Elon Musk has confirmed that SpaceX is preparing to begin test flights of Starship, a spacecraft that Musk and SpaceX hopes will carry human civilization to Mars one day, as early as next week.
Starship Test Flights To Begin Soon
During a Sunday tweetstorm, SpaceX founder Elon Musk went into some detail about upcoming plans to begin test flights for Starship, the company’s passenger vessel that they hope will carry humans back to the moon and eventually to Mars.
According to Musk, the upcoming test flight, Starship’s first, will be a “hop” that will lift the craft off the ground, “but only barely”. The test will take place in Boca Chica, Texas, one of two locations where Starship and the Super Heavy rocket will be built.
Hopefully. Always many issues integrating engine & stage. First hops will lift off, but only barely.— Elon Musk (@elonmusk) March 17, 2019
Musk also indicated that he hopes to use both Boca Chica, Texas and Cape Kennedy, Florida as launch sites for suborbital test flights for Starship, if granted regulatory approval.
Working on regulatory approval for both Boca Chica, Texas, and Cape Kennedy, Florida. Will also be building Starship & Super Heavy simultaneously in both locations.— Elon Musk (@elonmusk) March 17, 2019
Starship Test Flight Comes After Heat Shield Video Lit Up Twitter
Most of the attention this weekend was focused on the video that Musk posted on Twitter of Starship’s heat shield test—which he says it passed.
Testing Starship heatshield hex tiles pic.twitter.com/PycE9VthxQ— Elon Musk (@elonmusk) March 17, 2019
Progress on Starship has been gradually building, even as design changes are introduced. Originally, Musk and SpaceX had hoped to have the entire windward side of Starship cooled using a regenerative transpirational cooling system, but appears to be limiting this system to areas that truly need it.

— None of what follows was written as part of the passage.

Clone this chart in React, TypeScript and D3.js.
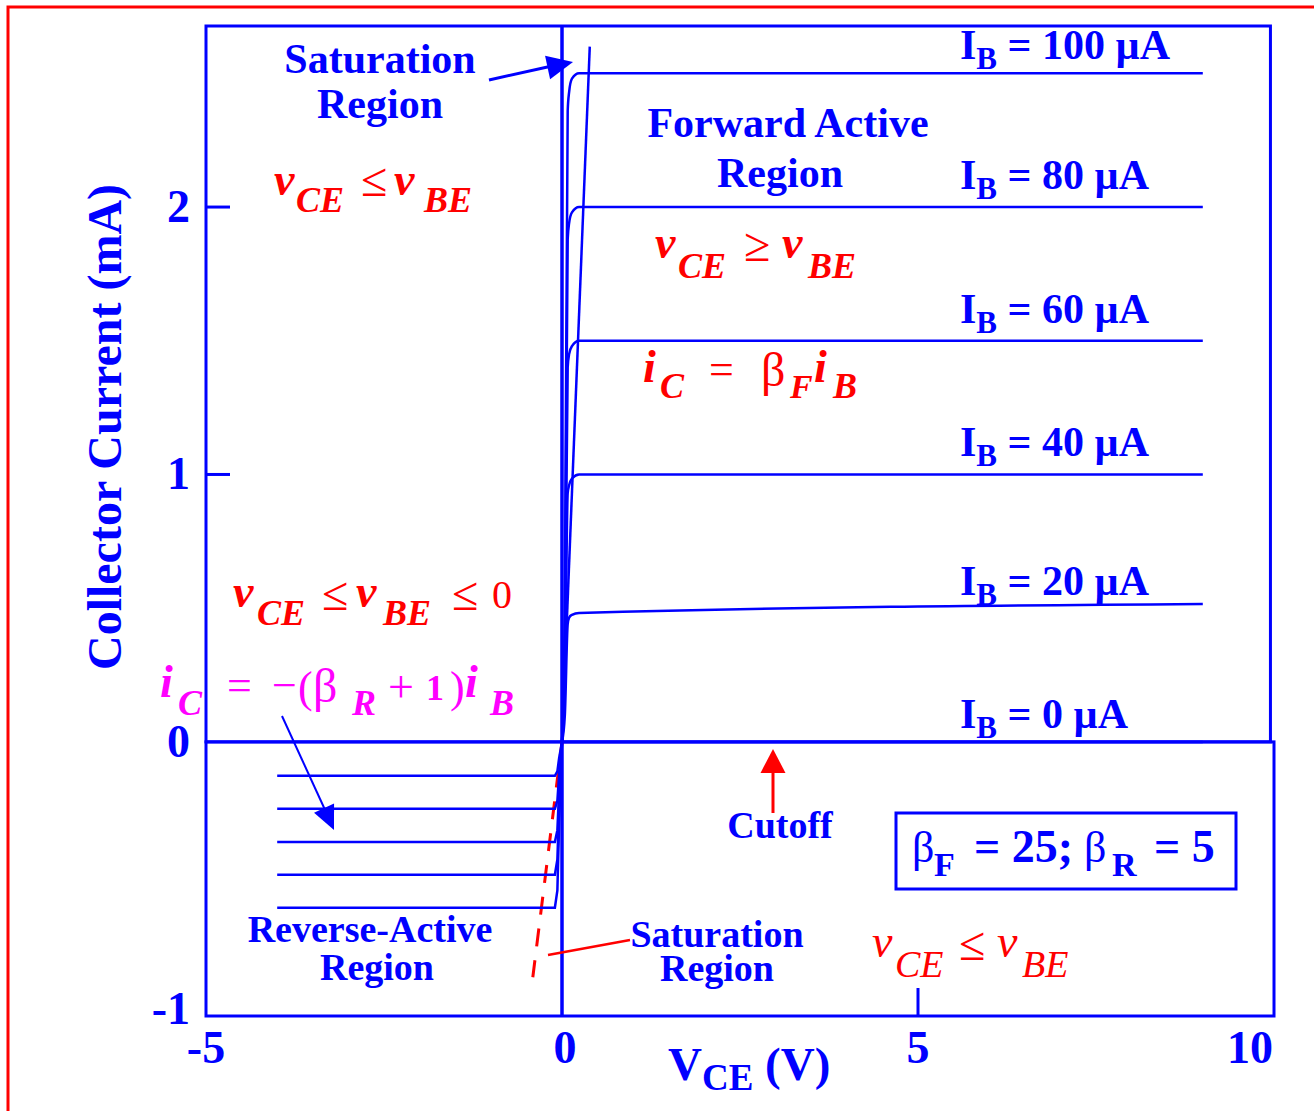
import React from 'react';
import * as d3 from 'd3';

const BLUE = '#0000ff';
const RED = '#ff0000';
const MAGENTA = '#ff00ff';
const FONT = '"Liberation Serif", "Times New Roman", serif';

// base current of each curve (uA), top to bottom
const baseCurrents = [100, 80, 60, 40, 20, 0];

// forward region: vCE (V) and iC (mA) per curve
const fwdVce = [0, 0.04, 0.08, 0.1, 0.14, 0.24, 9];
const fwdIc100 = [0, 0.5, 2.36, 2.43, 2.48, 2.5, 2.5];
const fwdIc80 = [0, 0.4, 1.88, 1.94, 1.98, 2.0, 2.0];
const fwdIc60 = [0, 0.3, 1.4, 1.45, 1.48, 1.5, 1.5];
const fwdIc40 = [0, 0.2, 0.93, 0.96, 0.985, 1.0, 1.0];
const fwdIc20 = [0, 0.1, 0.44, 0.465, 0.475, 0.482, 0.516];
const fwdIc0 = [0, 0, 0, 0, 0, 0, 0];

// reverse region
const revVce = [-4, -0.1, -0.065, -0.04, 0];
const revIc100 = [-0.62, -0.62, -0.555, -0.3, 0];
const revIc80 = [-0.497, -0.497, -0.44, -0.24, 0];
const revIc60 = [-0.374, -0.374, -0.33, -0.18, 0];
const revIc40 = [-0.25, -0.25, -0.22, -0.12, 0];
const revIc20 = [-0.127, -0.127, -0.11, -0.06, 0];

// vCE = vBE boundary lines
const satFwdV = [0, 0.39];
const satFwdI = [0, 2.6];
const satRevV = [0, -0.41];
const satRevI = [0, -0.88];

const xTicks = [-5, 0, 5, 10];
const yTicks = [2, 1, 0, -1];

const x = d3.scaleLinear().domain([-5, 10]).range([206, 1274]);
const y = d3.scaleLinear().domain([-1.025, 2.677]).range([1016, 26]);

const line = d3.line<[number, number]>()
  .x(d => x(d[0]))
  .y(d => y(d[1]))
  .curve(d3.curveMonotoneX);
const straight = d3.line<[number, number]>().x(d => x(d[0])).y(d => y(d[1]));

const zip = (a: number[], b: number[]) => a.map((v, i) => [v, b[i]] as [number, number]);

const fwdCurves = [fwdIc100, fwdIc80, fwdIc60, fwdIc40, fwdIc20, fwdIc0];
const revCurves = [revIc100, revIc80, revIc60, revIc40, revIc20];

function head(x1: number, y1: number, x2: number, y2: number, len: number, hw: number) {
  const a = Math.atan2(y2 - y1, x2 - x1);
  const bx = x2 - len * Math.cos(a), by = y2 - len * Math.sin(a);
  const px = -Math.sin(a) * hw, py = Math.cos(a) * hw;
  return `${x2},${y2} ${bx + px},${by + py} ${bx - px},${by - py}`;
}

type Piece = { t: string; x: number; y: number; s: number; b?: boolean; i?: boolean; c: string };

const mathPieces: Piece[] = [
  // top left: vCE <= vBE
  { t: 'v', x: 274, y: 195, s: 46, b: true, i: true, c: RED },
  { t: 'CE', x: 296, y: 212, s: 36, b: true, i: true, c: RED },
  { t: '≤', x: 361, y: 196, s: 48, c: RED },
  { t: 'v', x: 394, y: 195, s: 46, b: true, i: true, c: RED },
  { t: 'BE', x: 424, y: 212, s: 36, b: true, i: true, c: RED },
  // forward: vCE >= vBE
  { t: 'v', x: 655, y: 258, s: 46, b: true, i: true, c: RED },
  { t: 'CE', x: 678, y: 278, s: 36, b: true, i: true, c: RED },
  { t: '≥', x: 744, y: 261, s: 48, c: RED },
  { t: 'v', x: 782, y: 258, s: 46, b: true, i: true, c: RED },
  { t: 'BE', x: 808, y: 278, s: 36, b: true, i: true, c: RED },
  // iC = bF iB
  { t: 'i', x: 643, y: 382, s: 46, b: true, i: true, c: RED },
  { t: 'C', x: 660, y: 398, s: 36, b: true, i: true, c: RED },
  { t: '=', x: 709, y: 384, s: 44, c: RED },
  { t: 'β', x: 761, y: 386, s: 48, c: RED },
  { t: 'F', x: 790, y: 398, s: 34, b: true, i: true, c: RED },
  { t: 'i', x: 814, y: 382, s: 46, b: true, i: true, c: RED },
  { t: 'B', x: 833, y: 398, s: 36, b: true, i: true, c: RED },
  // reverse: vCE <= vBE <= 0
  { t: 'v', x: 233, y: 607, s: 46, b: true, i: true, c: RED },
  { t: 'CE', x: 257, y: 625, s: 36, b: true, i: true, c: RED },
  { t: '≤', x: 322, y: 610, s: 48, c: RED },
  { t: 'v', x: 356, y: 607, s: 46, b: true, i: true, c: RED },
  { t: 'BE', x: 383, y: 625, s: 36, b: true, i: true, c: RED },
  { t: '≤', x: 452, y: 610, s: 48, c: RED },
  { t: '0', x: 492, y: 608, s: 40, c: RED },
  // iC = -(bR + 1) iB
  { t: 'i', x: 160, y: 697, s: 46, b: true, i: true, c: MAGENTA },
  { t: 'C', x: 178, y: 715, s: 36, b: true, i: true, c: MAGENTA },
  { t: '=', x: 227, y: 700, s: 44, c: MAGENTA },
  { t: '−', x: 272, y: 700, s: 44, c: MAGENTA },
  { t: '(', x: 298, y: 702, s: 44, c: MAGENTA },
  { t: 'β', x: 313, y: 702, s: 48, c: MAGENTA },
  { t: 'R', x: 352, y: 715, s: 36, b: true, i: true, c: MAGENTA },
  { t: '+', x: 388, y: 702, s: 46, c: MAGENTA },
  { t: '1', x: 426, y: 700, s: 36, b: true, c: MAGENTA },
  { t: ')', x: 450, y: 702, s: 44, c: MAGENTA },
  { t: 'i', x: 465, y: 697, s: 46, b: true, i: true, c: MAGENTA },
  { t: 'B', x: 490, y: 715, s: 36, b: true, i: true, c: MAGENTA },
  // bottom right: vCE <= vBE
  { t: 'v', x: 872, y: 957, s: 46, i: true, c: RED },
  { t: 'CE', x: 895, y: 977, s: 38, i: true, c: RED },
  { t: '≤', x: 959, y: 960, s: 48, c: RED },
  { t: 'v', x: 997, y: 957, s: 46, i: true, c: RED },
  { t: 'BE', x: 1022, y: 977, s: 38, i: true, c: RED },
  // beta box
  { t: 'β', x: 912, y: 862, s: 44, c: BLUE },
  { t: 'F', x: 934, y: 876, s: 34, b: true, c: BLUE },
  { t: '= 25;', x: 974, y: 862, s: 46, b: true, c: BLUE },
  { t: 'β', x: 1084, y: 862, s: 44, c: BLUE },
  { t: 'R', x: 1112, y: 876, s: 34, b: true, c: BLUE },
  { t: '= 5', x: 1154, y: 862, s: 46, b: true, c: BLUE },
];

const labels: { t: string; x: number; y: number; s: number }[] = [
  { t: 'Saturation', x: 380, y: 73, s: 42 },
  { t: 'Region', x: 380, y: 118, s: 42 },
  { t: 'Forward Active', x: 788, y: 137, s: 42 },
  { t: 'Region', x: 780, y: 187, s: 42 },
  { t: 'Cutoff', x: 780, y: 838, s: 38 },
  { t: 'Reverse-Active', x: 370, y: 942, s: 38 },
  { t: 'Region', x: 377, y: 980, s: 38 },
  { t: 'Saturation', x: 717, y: 947, s: 38 },
  { t: 'Region', x: 717, y: 981, s: 38 },
];

export default function App() {
  const x0 = x(0), y0 = y(0);
  const top = y(2.677), bottom = y(-1.025);
  return (
    <div>
      <svg width={1314} height={1111} style={{ position: 'absolute', left: 0, top: 0 }} fontFamily={FONT}>
        <rect x={0} y={0} width={1314} height={1111} fill="#fff" />
        <rect x={8} y={7} width={1320} height={1120} fill="none" stroke={RED} strokeWidth={3} />

        {/* frames */}
        <rect x={x(-5)} y={top} width={x(9.95) - x(-5)} height={y0 - top} fill="none" stroke={BLUE} strokeWidth={3} />
        <rect x={x(-5)} y={y0} width={x(10) - x(-5)} height={bottom - y0} fill="none" stroke={BLUE} strokeWidth={3} />
        <line x1={x0} x2={x0} y1={top} y2={bottom} stroke={BLUE} strokeWidth={3.5} />

        {/* ticks */}
        {yTicks.filter(v => v > 0).map(v => (
          <line key={v} x1={x(-5)} x2={x(-5) + 24} y1={y(v)} y2={y(v)} stroke={BLUE} strokeWidth={3} />
        ))}
        <line x1={x(5)} x2={x(5)} y1={bottom} y2={bottom - 28} stroke={BLUE} strokeWidth={3} />
        {yTicks.map(v => (
          <text key={v} x={190} y={y(v) + 15} textAnchor="end" fontSize={46} fontWeight="bold" fill={BLUE}>{v}</text>
        ))}
        {xTicks.map(v => (
          <text key={v} x={v === 10 ? 1273 : x(v) + (v === 0 ? 3 : 0)} y={1063} textAnchor={v === 10 ? 'end' : 'middle'}
            fontSize={46} fontWeight="bold" fill={BLUE}>{v}</text>
        ))}

        {/* axis titles */}
        <text transform={`translate(121,427) rotate(-90)`} textAnchor="middle" fontSize={48} fontWeight="bold" fill={BLUE}>
          Collector Current (mA)
        </text>
        <text x={668} y={1080} fontSize={47} fontWeight="bold" fill={BLUE}>
          V<tspan fontSize={37} dy={10}>CE</tspan><tspan dy={-10}> (V)</tspan>
        </text>

        {/* boundary lines */}
        <path d={straight(zip(satFwdV, satFwdI)) ?? ''} fill="none" stroke={BLUE} strokeWidth={2.5} />
        <path d={straight(zip(satRevV, satRevI)) ?? ''} fill="none" stroke={RED} strokeWidth={3} strokeDasharray="18 14" strokeDashoffset={-28} />

        {/* characteristic curves */}
        {fwdCurves.map((c, i) => (
          <path key={'f' + i} d={line(zip(fwdVce, c)) ?? ''} fill="none" stroke={BLUE} strokeWidth={2.5} />
        ))}
        {revCurves.map((c, i) => (
          <path key={'r' + i} d={straight(zip(revVce, c)) ?? ''} fill="none" stroke={BLUE} strokeWidth={2.5} />
        ))}

        {/* IB labels */}
        {baseCurrents.map((ib, i) => (
          <text key={ib} x={960} y={y(fwdCurves[i][5]) - (i === 0 || i === 5 ? 14 : 18)} fontSize={42} fontWeight="bold" fill={BLUE}>
            I<tspan fontSize={31} dy={10}>B</tspan><tspan dy={-10}>{` = ${ib} µA`}</tspan>
          </text>
        ))}

        {/* beta box */}
        <rect x={896} y={813} width={340} height={76} fill="none" stroke={BLUE} strokeWidth={3} />

        {labels.map((l, i) => (
          <text key={i} x={l.x} y={l.y} textAnchor="middle" fontSize={l.s} fontWeight="bold" fill={BLUE}>{l.t}</text>
        ))}
        {mathPieces.map((p, i) => (
          <text key={'m' + i} x={p.x} y={p.y} fontSize={p.s} fontWeight={p.b ? 'bold' : 'normal'}
            fontStyle={p.i ? 'italic' : 'normal'} fill={p.c}>{p.t}</text>
        ))}

        {/* arrows */}
        <line x1={489} y1={80} x2={552} y2={66} stroke={BLUE} strokeWidth={3} />
        <polygon points={head(489, 80, 573, 62, 26, 12)} fill={BLUE} />
        <line x1={282} y1={716} x2={326} y2={812} stroke={BLUE} strokeWidth={2} />
        <polygon points={head(282, 716, 334, 830, 24, 11)} fill={BLUE} />
        <line x1={773} y1={813} x2={773} y2={770} stroke={RED} strokeWidth={3} />
        <polygon points={head(773, 813, 773, 749, 24, 12.5)} fill={RED} />
        <line x1={548} y1={955} x2={630} y2={940} stroke={RED} strokeWidth={2.5} />
      </svg>
    </div>
  );
}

Transpiration cooling will be added wherever we see erosion of the shield. Starship needs to be ready to fly again immediately after landing. Zero refurbishment.— Elon Musk (@elonmusk) March 17, 2019
This makes sense, since transporting a stainless steel spacecraft is heavy enough without all the extra liquid needed for the transpirational heat shield.